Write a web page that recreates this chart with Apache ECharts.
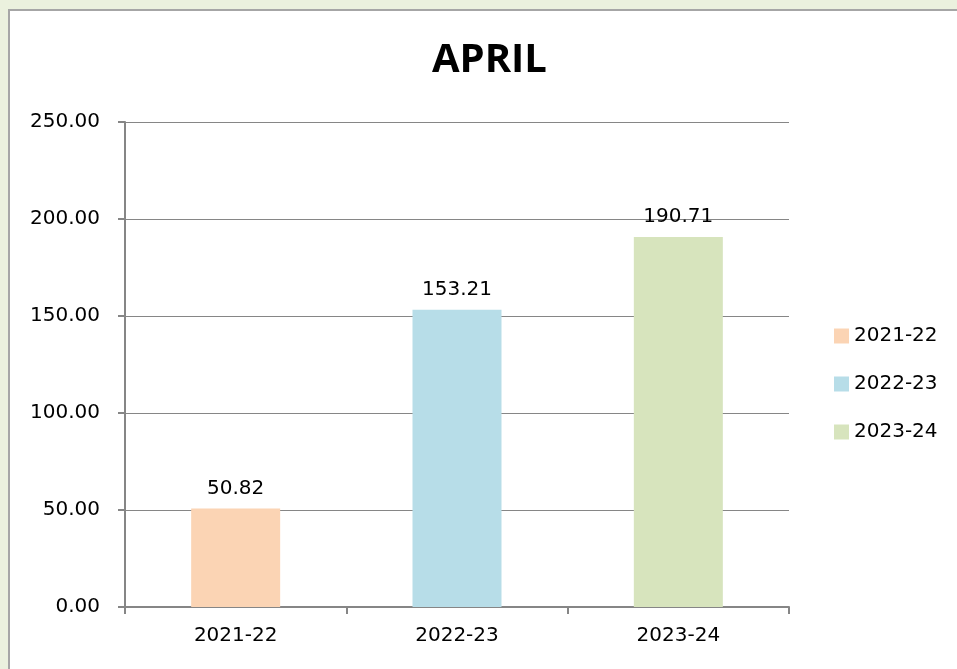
<!DOCTYPE html>
<html>
<head>
<meta charset="utf-8">
<script src="https://cdn.jsdelivr.net/npm/echarts@6/dist/echarts.min.js"></script>
<style>
html, body { margin: 0; padding: 0; background: #ebf1de; overflow: hidden; }
#panel { position: absolute; left: 8px; top: 9px; width: 960px; height: 670px; background: #fff; border: 2px solid #a6a6a6; }
#chart { position: absolute; left: 0; top: 0; width: 957px; height: 669px; }
</style>
</head>
<body>
<div id="panel"></div>
<div id="chart"></div>
<script>
// 数据
var categories = ['2021-22', '2022-23', '2023-24'];
var values = [50.82, 153.21, 190.71];
var colors = ['#fbd4b4', '#b7dde8', '#d7e4bd'];
var yTicks = [0, 50, 100, 150, 200, 250];

var font = '"DejaVu Sans", sans-serif';

// 每个年份一个系列，堆叠在同一位置上
var series = categories.map(function (name, i) {
    var data = categories.map(function (c, j) { return j === i ? values[i] : null; });
    return {
        name: name,
        type: 'bar',
        stack: 'all',
        barWidth: 89,
        data: data,
        itemStyle: { color: colors[i] },
        label: {
            show: true,
            position: 'top',
            distance: 10,
            color: '#000',
            fontSize: 20,
            fontFamily: font,
            formatter: function (p) { return p.value.toFixed(2); }
        }
    };
});

echarts.init(document.getElementById('chart')).setOption({
    backgroundColor: 'transparent',
    animation: false,
    title: {
        text: 'APRIL',
        left: 427,
        top: 36,
        textStyle: { fontSize: 40, fontWeight: 'bold', color: '#000', fontFamily: '"Open Sans", sans-serif' }
    },
    legend: {
        orient: 'vertical',
        left: 829,
        top: 321,
        itemWidth: 15,
        itemHeight: 15,
        itemGap: 28,
        icon: 'rect',
        textStyle: { fontSize: 20, color: '#000', fontFamily: font },
        data: categories
    },
    grid: { left: 125, right: 168, top: 122, bottom: 62 },
    xAxis: {
        type: 'category',
        data: categories,
        axisLine: { lineStyle: { color: '#868686', width: 2 } },
        axisTick: { show: true, length: 7, lineStyle: { color: '#868686', width: 2 } },
        axisLabel: { color: '#000', fontSize: 20, fontFamily: font, margin: 19 }
    },
    yAxis: {
        type: 'value',
        min: yTicks[0],
        max: yTicks[yTicks.length - 1],
        interval: yTicks[1] - yTicks[0],
        axisLine: { show: true, lineStyle: { color: '#868686', width: 2 } },
        axisTick: { show: true, length: 7, lineStyle: { color: '#868686', width: 2 } },
        splitLine: { lineStyle: { color: '#868686', width: 1 } },
        axisLabel: {
            color: '#000', fontSize: 20, fontFamily: font, margin: 25,
            formatter: function (v) { return v.toFixed(2); }
        }
    },
    series: series
});
</script>
</body>
</html>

-*-

Please set down each line of the data above exactly as written, without the pictures.

§ **SOLUTION TO THIS PROBLEM**
Write a web page that recreates this chart with Apache ECharts.
<!DOCTYPE html>
<html>
<head>
<meta charset="utf-8">
<script src="https://cdn.jsdelivr.net/npm/echarts@6/dist/echarts.min.js"></script>
<style>
html, body { margin: 0; padding: 0; background: #ebf1de; overflow: hidden; }
#panel { position: absolute; left: 8px; top: 9px; width: 960px; height: 670px; background: #fff; border: 2px solid #a6a6a6; }
#chart { position: absolute; left: 0; top: 0; width: 957px; height: 669px; }
</style>
</head>
<body>
<div id="panel"></div>
<div id="chart"></div>
<script>
// 数据
var categories = ['2021-22', '2022-23', '2023-24'];
var values = [50.82, 153.21, 190.71];
var colors = ['#fbd4b4', '#b7dde8', '#d7e4bd'];
var yTicks = [0, 50, 100, 150, 200, 250];

var font = '"DejaVu Sans", sans-serif';

// 每个年份一个系列，堆叠在同一位置上
var series = categories.map(function (name, i) {
    var data = categories.map(function (c, j) { return j === i ? values[i] : null; });
    return {
        name: name,
        type: 'bar',
        stack: 'all',
        barWidth: 89,
        data: data,
        itemStyle: { color: colors[i] },
        label: {
            show: true,
            position: 'top',
            distance: 10,
            color: '#000',
            fontSize: 20,
            fontFamily: font,
            formatter: function (p) { return p.value.toFixed(2); }
        }
    };
});

echarts.init(document.getElementById('chart')).setOption({
    backgroundColor: 'transparent',
    animation: false,
    title: {
        text: 'APRIL',
        left: 427,
        top: 36,
        textStyle: { fontSize: 40, fontWeight: 'bold', color: '#000', fontFamily: '"Open Sans", sans-serif' }
    },
    legend: {
        orient: 'vertical',
        left: 829,
        top: 321,
        itemWidth: 15,
        itemHeight: 15,
        itemGap: 28,
        icon: 'rect',
        textStyle: { fontSize: 20, color: '#000', fontFamily: font },
        data: categories
    },
    grid: { left: 125, right: 168, top: 122, bottom: 62 },
    xAxis: {
        type: 'category',
        data: categories,
        axisLine: { lineStyle: { color: '#868686', width: 2 } },
        axisTick: { show: true, length: 7, lineStyle: { color: '#868686', width: 2 } },
        axisLabel: { color: '#000', fontSize: 20, fontFamily: font, margin: 19 }
    },
    yAxis: {
        type: 'value',
        min: yTicks[0],
        max: yTicks[yTicks.length - 1],
        interval: yTicks[1] - yTicks[0],
        axisLine: { show: true, lineStyle: { color: '#868686', width: 2 } },
        axisTick: { show: true, length: 7, lineStyle: { color: '#868686', width: 2 } },
        splitLine: { lineStyle: { color: '#868686', width: 1 } },
        axisLabel: {
            color: '#000', fontSize: 20, fontFamily: font, margin: 25,
            formatter: function (v) { return v.toFixed(2); }
        }
    },
    series: series
});
</script>
</body>
</html>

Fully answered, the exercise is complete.